# Thread: Infinum and surpemum

1. ## Infinum and surpemum

If i have a set S = {x| |x-2| + |3-x| = 1 }

and i have to check what the sup and inf are for it, is this correct way of working it out:

-1 < x-2 + 3-x < 1 or -2 < 0 < 0

Since x cancels out can i say that S has no supremum not infinum?

Thank you

2. ## Re: Infinum and surpemum

Originally Posted by iva
If i have a set S = {x| |x-2| + |3-x| = 1 }
and i have to check what the sup and inf are for it, is this correct way of working it out:
Well $S=[2,3]$

3. ## Re: Infinum and surpemum

Thanks then that would make sup S = 3 and inf S = 2, is that right?
But how did you get to S=[2,3] as with my equation above i couldn't get a sensible result for x

Thank you

4. ## Re: Infinum and surpemum

Why not consider each term separately?

Since |3-x| is non-negative, |x-2|<=1. Solve this to get 1<=x<=3. Since 3 is in the set, it's the supremum. Now do something similar with |3-x|.

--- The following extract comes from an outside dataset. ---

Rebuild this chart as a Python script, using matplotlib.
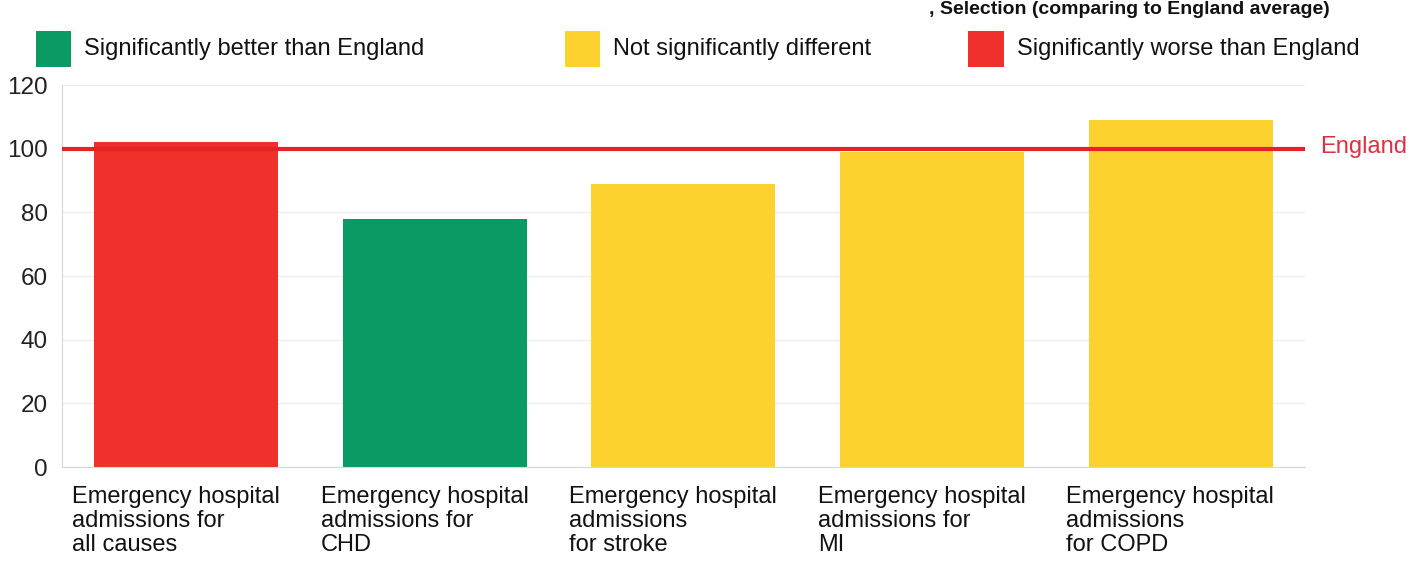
import matplotlib.pyplot as plt
from matplotlib.patches import Rectangle

categories = [
    "Emergency hospital\nadmissions for\nall causes",
    "Emergency hospital\nadmissions for\nCHD",
    "Emergency hospital\nadmissions\nfor stroke",
    "Emergency hospital\nadmissions for\nMI",
    "Emergency hospital\nadmissions\nfor COPD",
]
values = [102, 78, 89, 99, 109]
status = ["worse", "better", "similar", "similar", "similar"]
england = 100
yticks = [0, 20, 40, 60, 80, 100, 120]

colours = {"better": "#0a9a63", "similar": "#fdd22e", "worse": "#f0302a"}
legend_labels = [
    ("better", "Significantly better than England"),
    ("similar", "Not significantly different"),
    ("worse", "Significantly worse than England"),
]

plt.rcParams['font.family'] = ['Liberation Sans', 'DejaVu Sans']

fig = plt.figure(figsize=(14.22, 5.85), dpi=100)
ax = fig.add_axes([0.0436, 0.2017, 0.874, 0.653])

x = range(len(values))
ax.bar(x, values, width=0.74, color=[colours[s] for s in status], zorder=2)
ax.axhline(england, color="#e8202a", lw=3, zorder=3)

ax.set_xlim(-0.5, len(values) - 0.5)
ax.set_ylim(0, 120)
ax.set_yticks(yticks)
ax.tick_params(axis="y", labelsize=17.5, length=0, pad=10, colors="#222222")
ax.set_xticks([])
ax.yaxis.grid(True, color="#eeeeee", lw=1)
ax.set_axisbelow(True)
for side in ["top", "right"]:
    ax.spines[side].set_visible(False)
for side in ["left", "bottom"]:
    ax.spines[side].set_color("#d8d8d8")

# category labels, left aligned under each slot
for i, lab in enumerate(categories):
    ax.text(i - 0.46, -6, lab, ha="left", va="top", fontsize=17,
            color="#111111", linespacing=1.1)

ax.text(1.012, (england + 0.5) / 120, "England", transform=ax.transAxes,
        color="#e03040", fontsize=17, va="center", ha="left")

# legend squares across the top
legend_x = [0.025, 0.397, 0.681]
for (key, text), lx in zip(legend_labels, legend_x):
    fig.patches.append(Rectangle((lx, 0.885), 0.025, 0.062, transform=fig.transFigure,
                                 facecolor=colours[key], edgecolor="none"))
    fig.text(lx + 0.034, 0.917, text, fontsize=17, va="center", color="#111111")

# title (only its tail shows in the scan)
fig.text(0.935, 0.998, ", Selection (comparing to England average)", ha="right",
         va="top", fontsize=14, fontweight="bold", color="#111111")

fig.savefig("out.png", dpi=100)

5. ## Re: Infinum and surpemum

Originally Posted by LoblawsLawBlog
Why not consider each term separately?
Since |3-x| is non-negative, |x-2|<=1. Solve this to get 1<=x<=3. Since 3 is in the set, it's the supremum. Now do something similar with |3-x|.
The solution set for $|x-2|+|x-3|=1$ is $2\le x\le 3$

$|x-3|$ is the distance from x to 3.

$|x-2|$ is the distance from x to 2.

So if $2\le x\le 3$ we have $|x-2|+|x-3|=1$.

6. ## Re: Infinum and surpemum

I didn't mean that 1<=x<=3 is the solution set, but it's still true. |3-x|<=1 then gives 2<=x<=4, which gives the infinum. I didn't see your solution immediately so I went with the slightly longer one.